I went there in hope of finding more of the cicadas, tentatively identified as swamp cicadas, that I heard there last year. At the time the song seemed definitive, but I since have learned that Linne’s cicadas sometimes have songs that are similar, and so I was hoping to find one to photograph. All was quiet, however. That’s not necessarily a bad sign. If this is indeed a new population (DuPage is north of the published range for swamp cicadas), they might not be emerging every year. In any case, while I was waiting for singing cicadas I did some sweep sampling, and turned up several tree crickets.

Here is one of the individuals I caught in a goldenrod-dominated area. It has a dark stripe down the top of the head and pronotum, as well as dark antennae. Despite the otherwise pale color, these features point to the black-horned/Forbes’s pair of tree cricket sibling species.

Proper identification of these tree crickets requires an examination of spotting on the basal two antenna segments.

Here the spots on the first, basal segment are very large and smudged. Those on the second segment likewise, to the point where the entire segment looks black at first glance. Also note the dark area on the underside of this tree cricket’s abdomen. All these features point to black-horned/Forbes’s.

The next cricket, from the big bluestem area, is much paler, and shows a different antennal spot pattern.

Here the spots all are smaller, and the outer ones on the basal segments are round and have smeared edges. This is a four-spotted tree cricket.

Another Springbrook tree cricket was more ambiguous.

This individual happily nibbling my finger shows spotting that falls within the range of overlap for four-spotted and black-horned/Forbes’s tree crickets. The most definitive spot is the outer one on the basal segment. It appears just large enough to rule out four-spotted.

The next day I did some sweep sampling at Mayslake Forest Preserve.

The sample included several pale tree crickets like this.

The cricket in that last photo had the following spot pattern.

This is a clear indicator of four-spotted tree cricket, the outer spots on both segments small, round, and faded looking.

A final example showed even fainter spots.

Again I identified this one as a four-spotted tree cricket.

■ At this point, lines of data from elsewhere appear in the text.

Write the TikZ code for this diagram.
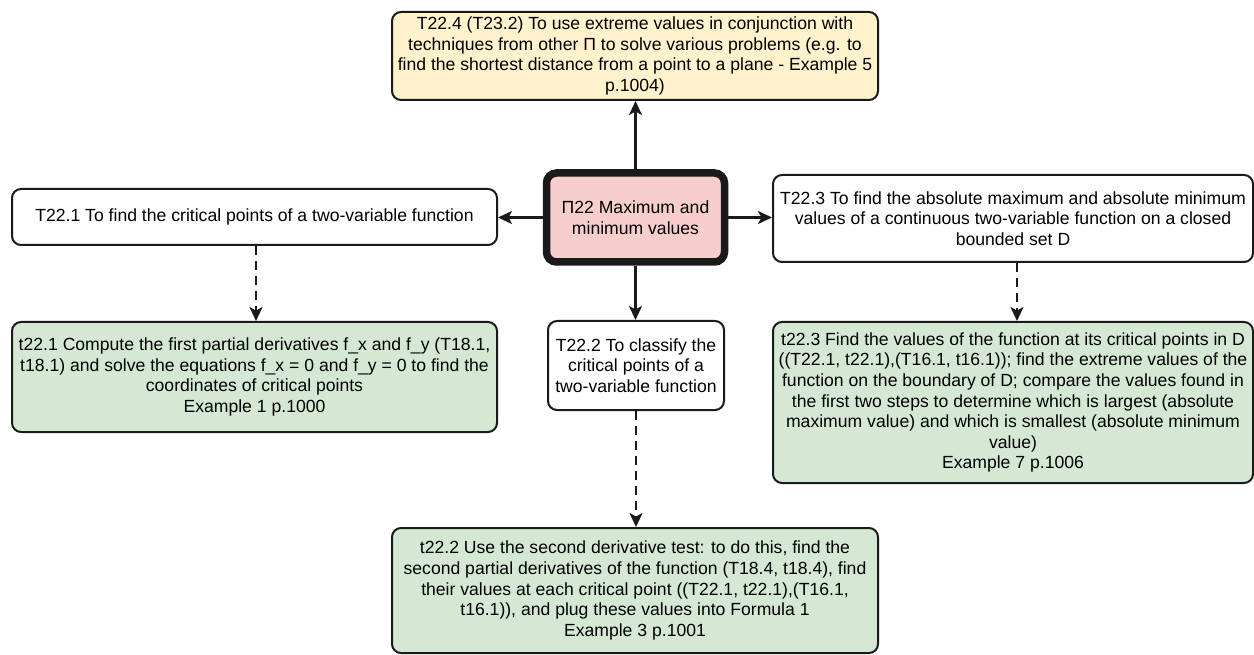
\documentclass[tikz,border=0pt]{standalone}
\usepackage{fontspec}
\setmainfont{Liberation Sans}
\usetikzlibrary{arrows.meta}
\definecolor{goalfill}{HTML}{FFF2CC}
\definecolor{taskfill}{HTML}{D5E8D4}
\definecolor{corefill}{HTML}{F8CECC}
\definecolor{inkline}{HTML}{1A1A1A}
\tikzset{
  box/.style={draw=inkline, line width=2pt, rounded corners=9pt, align=center,
    inner sep=3pt, font=\fontsize{17.6}{20.6}\selectfont},
  topic/.style={box, fill=white},
  goal/.style={box, fill=goalfill},
  task/.style={box, fill=taskfill},
  core/.style={box, fill=corefill, line width=7.5pt, rounded corners=10pt},
  conn/.style={draw=inkline, line width=2.2pt, -{Stealth[length=14pt,width=13pt,inset=3.5pt]}},
  dconn/.style={conn, dash pattern=on 9pt off 6pt},
}
\begin{document}
\begin{tikzpicture}[x=1pt,y=-1pt]
\useasboundingbox (0,0) rectangle (1254,655);

% central topic
\node[core, minimum width=178pt, minimum height=89pt] (c) at (635.5,217.5)
  {Π22 Maximum and\\minimum values};

% goal above
\node[goal, minimum width=486pt, minimum height=88pt] (g4) at (635,56)
  {T22.4 (T23.2) To use extreme values in conjunction with\\
   techniques from other Π to solve various problems (e.g. to\\
   find the shortest distance from a point to a plane - Example 5\\
   p.1004)};

% sub-topics
\node[topic, minimum width=485pt, minimum height=56pt] (t1) at (254.5,217)
  {T22.1 To find the critical points of a two-variable function};

\node[topic, minimum width=480pt, minimum height=87pt] (t3) at (1013,218.5)
  {T22.3 To find the absolute maximum and absolute minimum\\
   values of a continuous two-variable function on a closed\\
   bounded set D};

\node[topic, minimum width=176pt, minimum height=89pt] (t2) at (636,365.5)
  {T22.2 To classify the\\critical points of a\\two-variable function};

% tasks
\node[task, minimum width=485pt, minimum height=110pt] (s1) at (254.5,377)
  {t22.1 Compute the first partial derivatives f\_x and f\_y (T18.1,\\
   t18.1) and solve the equations f\_x = 0 and f\_y = 0 to find the\\
   coordinates of critical points\\
   Example 1 p.1000};

\node[task, minimum width=480pt, minimum height=161pt] (s3) at (1013,402.5)
  {t22.3 Find the values of the function at its critical points in D\\
   ((T22.1, t22.1),(T16.1, t16.1)); find the extreme values of the\\
   function on the boundary of D; compare the values found in\\
   the first two steps to determine which is largest (absolute\\
   maximum value) and which is smallest (absolute minimum\\
   value)\\
   Example 7 p.1006};

\node[task, minimum width=486pt, minimum height=125pt] (s2) at (635,590.5)
  {t22.2 Use the second derivative test: to do this, find the\\
   second partial derivatives of the function (T18.4, t18.4), find\\
   their values at each critical point ((T22.1, t22.1),(T16.1,\\
   t16.1)), and plug these values into Formula 1\\
   Example 3 p.1001};

% connectors
\draw[conn] (c.north) -- (c.north |- g4.south);
\draw[conn] (c.west) -- (c.west -| t1.east);
\draw[conn] (c.east) -- (c.east -| t3.west);
\draw[conn] (c.south) -- (c.south |- t2.north);
\draw[dconn] ([xshift=1.5pt]t1.south) -- ([xshift=1.5pt]t1.south |- s1.north);
\draw[dconn] ([xshift=4pt]t3.south) -- ([xshift=4pt]t3.south |- s3.north);
\draw[dconn] (t2.south) -- (t2.south |- s2.north);
\end{tikzpicture}
\end{document}
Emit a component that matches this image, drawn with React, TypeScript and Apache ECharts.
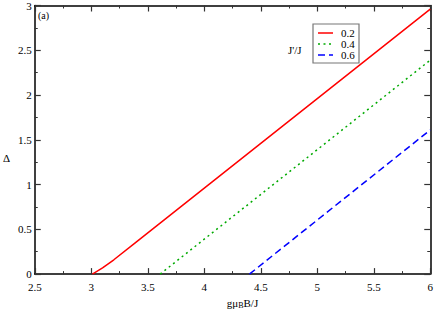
import React, { useEffect, useRef } from "react";
import * as echarts from "echarts";

const seriesNames = ["0.2", "0.4", "0.6"];
const seriesColors = ["#ff0000", "#00aa00", "#0000ff"];
const redData: [number, number][] = [
  [3.01, 0],
  [3.1, 0.07],
  [3.2, 0.16],
  [3.4, 0.36],
  [6, 2.96],
];
const greenData: [number, number][] = [
  [3.61, 0],
  [6, 2.39],
];
const blueData: [number, number][] = [
  [4.4, 0],
  [6, 1.61],
];
const xRange = [2.5, 6];
const yRange = [0, 3];

const FONT = "Liberation Serif";
const dashes: (number[] | "solid")[] = ["solid", [2, 3.5], [7, 4]];

export default function App() {
  const ref = useRef<HTMLDivElement>(null);
  useEffect(() => {
    if (!ref.current) return;
    const chart = echarts.init(ref.current, undefined, { renderer: "svg" });
    const axisCommon = {
      axisLine: { show: true, onZero: false, lineStyle: { color: "#000", width: 1.5 } },
      axisTick: { show: true, inside: true, length: 6, lineStyle: { color: "#333", width: 1.2 } },
      minorTick: { show: true, splitNumber: 2, length: 3, lineStyle: { color: "#333", width: 1 } },
      splitLine: { show: false },
    };
    const legendX = 313;
    const legendY = 24;
    const rowH = 11;
    const legendGraphics: any[] = [
      {
        type: "rect",
        shape: { x: legendX, y: legendY, width: 46, height: 39 },
        style: { fill: "#fff", stroke: "#777", lineWidth: 1.2 },
        z: 100,
      },
    ];
    seriesNames.forEach((n, i) => {
      const cy = legendY + 9 + i * rowH;
      legendGraphics.push({
        type: "line",
        shape: { x1: legendX + 5, y1: cy, x2: legendX + 20, y2: cy },
        style: {
          stroke: seriesColors[i],
          lineWidth: 1.5,
          lineDash: dashes[i] === "solid" ? null : dashes[i],
        },
        z: 101,
      });
      legendGraphics.push({
        type: "text",
        x: legendX + 28,
        y: cy,
        style: {
          text: n,
          fontSize: 11,
          fontFamily: FONT,
          fill: "#000",
          verticalAlign: "middle",
        },
        z: 101,
      });
    });
    chart.setOption({
      animation: false,
      backgroundColor: "#fff",
      textStyle: { fontFamily: FONT },
      grid: { left: 34.75, right: 4.5, top: 5.5, bottom: 30.7, containLabel: false },
      xAxis: [
        {
          type: "value",
          min: xRange[0],
          max: xRange[1],
          interval: 0.5,
          position: "bottom",
          ...axisCommon,
          axisLabel: { color: "#000", fontSize: 11, fontFamily: FONT, margin: 7 },
          name: "gμ{sub|B}B/J",
          nameLocation: "middle",
          nameGap: 16,
          nameTextStyle: {
            color: "#000",
            fontSize: 11,
            fontFamily: FONT,
            padding: [0, 0, 0, 20],
            rich: { sub: { fontSize: 8, fontFamily: FONT, padding: [5, 0, 0, 0] } },
          },
        },
        {
          type: "value",
          min: xRange[0],
          max: xRange[1],
          interval: 0.5,
          position: "top",
          ...axisCommon,
          axisLabel: { show: false },
        },
      ],
      yAxis: [
        {
          type: "value",
          min: yRange[0],
          max: yRange[1],
          interval: 0.5,
          position: "left",
          ...axisCommon,
          axisLabel: { color: "#000", fontSize: 11, fontFamily: FONT, margin: 3 },
        },
        {
          type: "value",
          min: yRange[0],
          max: yRange[1],
          interval: 0.5,
          position: "right",
          ...axisCommon,
          axisLabel: { show: false },
        },
      ],
      graphic: [
        {
          type: "text",
          left: 38,
          top: 10,
          style: { text: "(a)", fontSize: 10, fontFamily: FONT, fill: "#000" },
        },
        {
          type: "text",
          left: 3,
          top: 152,
          style: { text: "Δ", fontSize: 11, fontFamily: FONT, fill: "#000" },
        },
        {
          type: "text",
          left: 288,
          top: 44,
          style: { text: "J'/J", fontSize: 11, fontFamily: FONT, fill: "#000" },
        },
        ...legendGraphics,
      ],
      series: [
        {
          name: seriesNames[0],
          type: "line",
          data: redData,
          symbol: "none",
          color: seriesColors[0],
          lineStyle: { color: seriesColors[0], width: 1.5 },
        },
        {
          name: seriesNames[1],
          type: "line",
          data: greenData,
          symbol: "none",
          color: seriesColors[1],
          lineStyle: { color: seriesColors[1], width: 1.5, type: dashes[1] },
        },
        {
          name: seriesNames[2],
          type: "line",
          data: blueData,
          symbol: "none",
          color: seriesColors[2],
          lineStyle: { color: seriesColors[2], width: 1.5, type: dashes[2] },
        },
      ],
    });
    return () => chart.dispose();
  }, []);
  return (
    <div
      ref={ref}
      style={{ position: "fixed", left: 0, top: 0, width: 436, height: 314 }}
    />
  );
}
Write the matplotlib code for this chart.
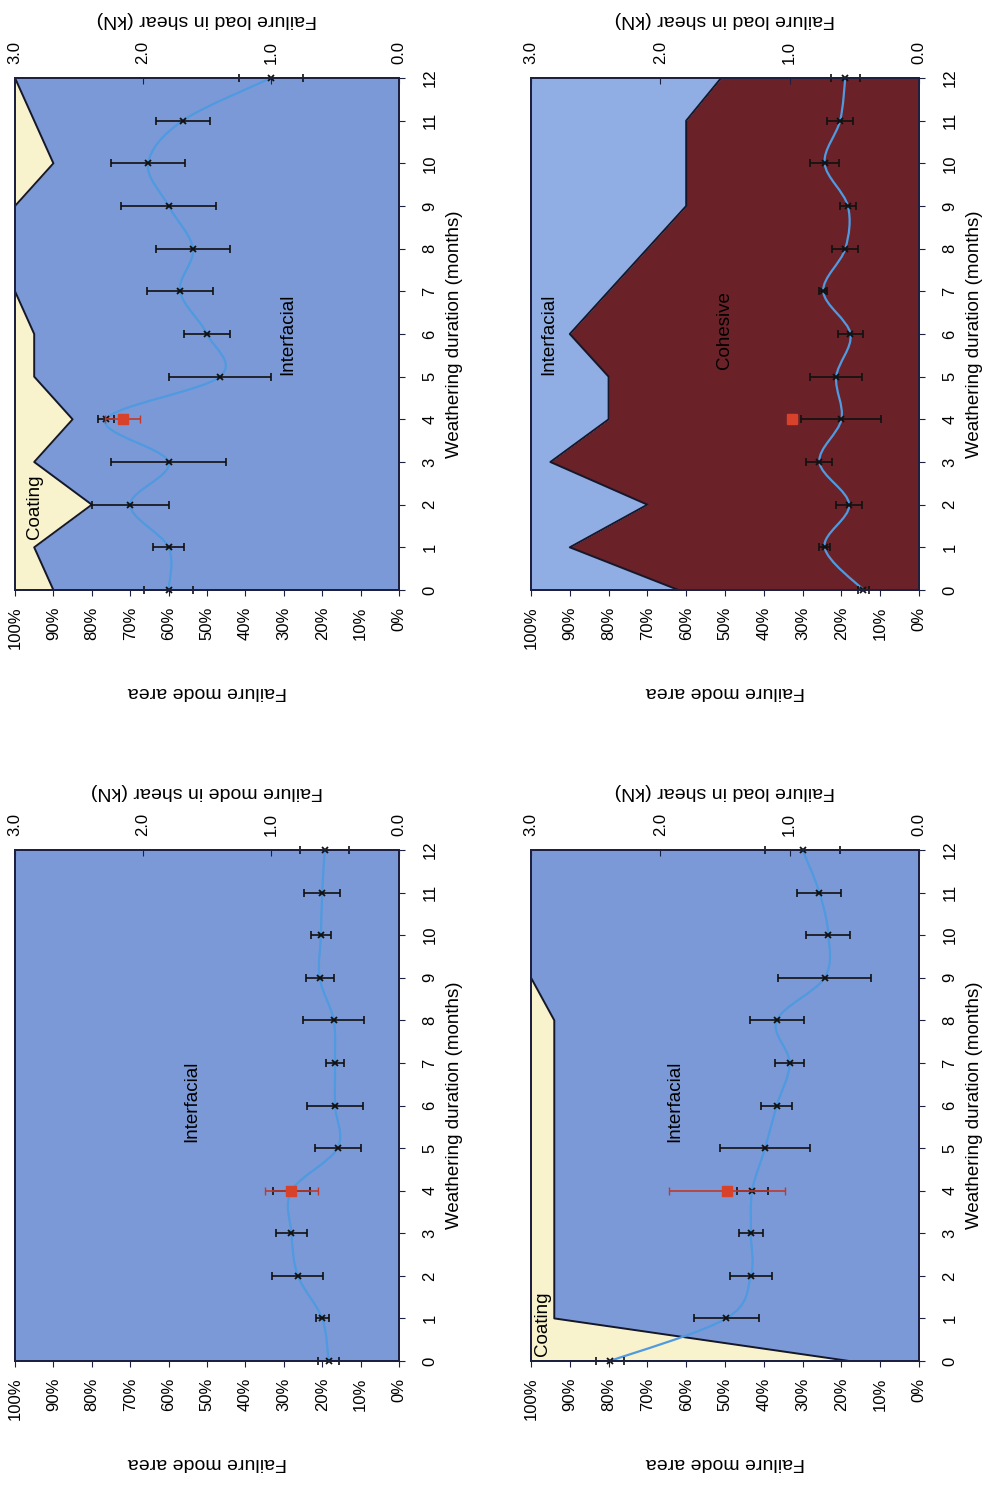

There is a fourth meadow species that I have been watching for but so far have not found. The prairie tree cricket is generally pale, like the four-spotted. Its antenna spots are heavy and close together, but without the blurred smudging of the black-horned/Forbes’s species pair.

Singing Insect Season Heats Up

by Carl Strang

We have entered the part of the season when first appearances of mature singing insects accelerate. The transition in DuPage County began with the first gladiator meadow katydid singing on June 30. This was relatively early, though 9 days later than the earliest I have heard them in the 6 years of my study.

Gladiator meadow katydid.

I have to append my description of this species’ song. In the past I have said that they seldom include ticks in their song. I have been listening closely this spring, and in fact there usually are very faint ticks between the much louder buzzes. The ticks are variable. Commonly they seem to trail off from the end of a buzz rather than to lead into the next one as is typical of meadow katydids, but sometimes the latter pattern appears. Most of them have an irregular stuttering pattern in the ticks, though occasionally they are regular. The main distinction remains, however, that the ticks are very faint compared to the volume of the buzzes.

The “annual” cicadas of genus Tibicen were led in by a Linne’s cicada on July 3. The next day brought the first canicularis (dog day) cicada song, in my own yard. A lyric cicada debuted on the 11th, and finally a scissor-grinder (pruinosa) offered the first song on July 15. All of these were middle-of-the-road start dates.

Ground crickets also are due this time of year. The first was, as usual, a striped ground cricket, on July 13.

The most recent start-up was by broad-winged bush katydids, several of which were singing their short, lisping day songs at Fermilab on July 15, an early start for the species.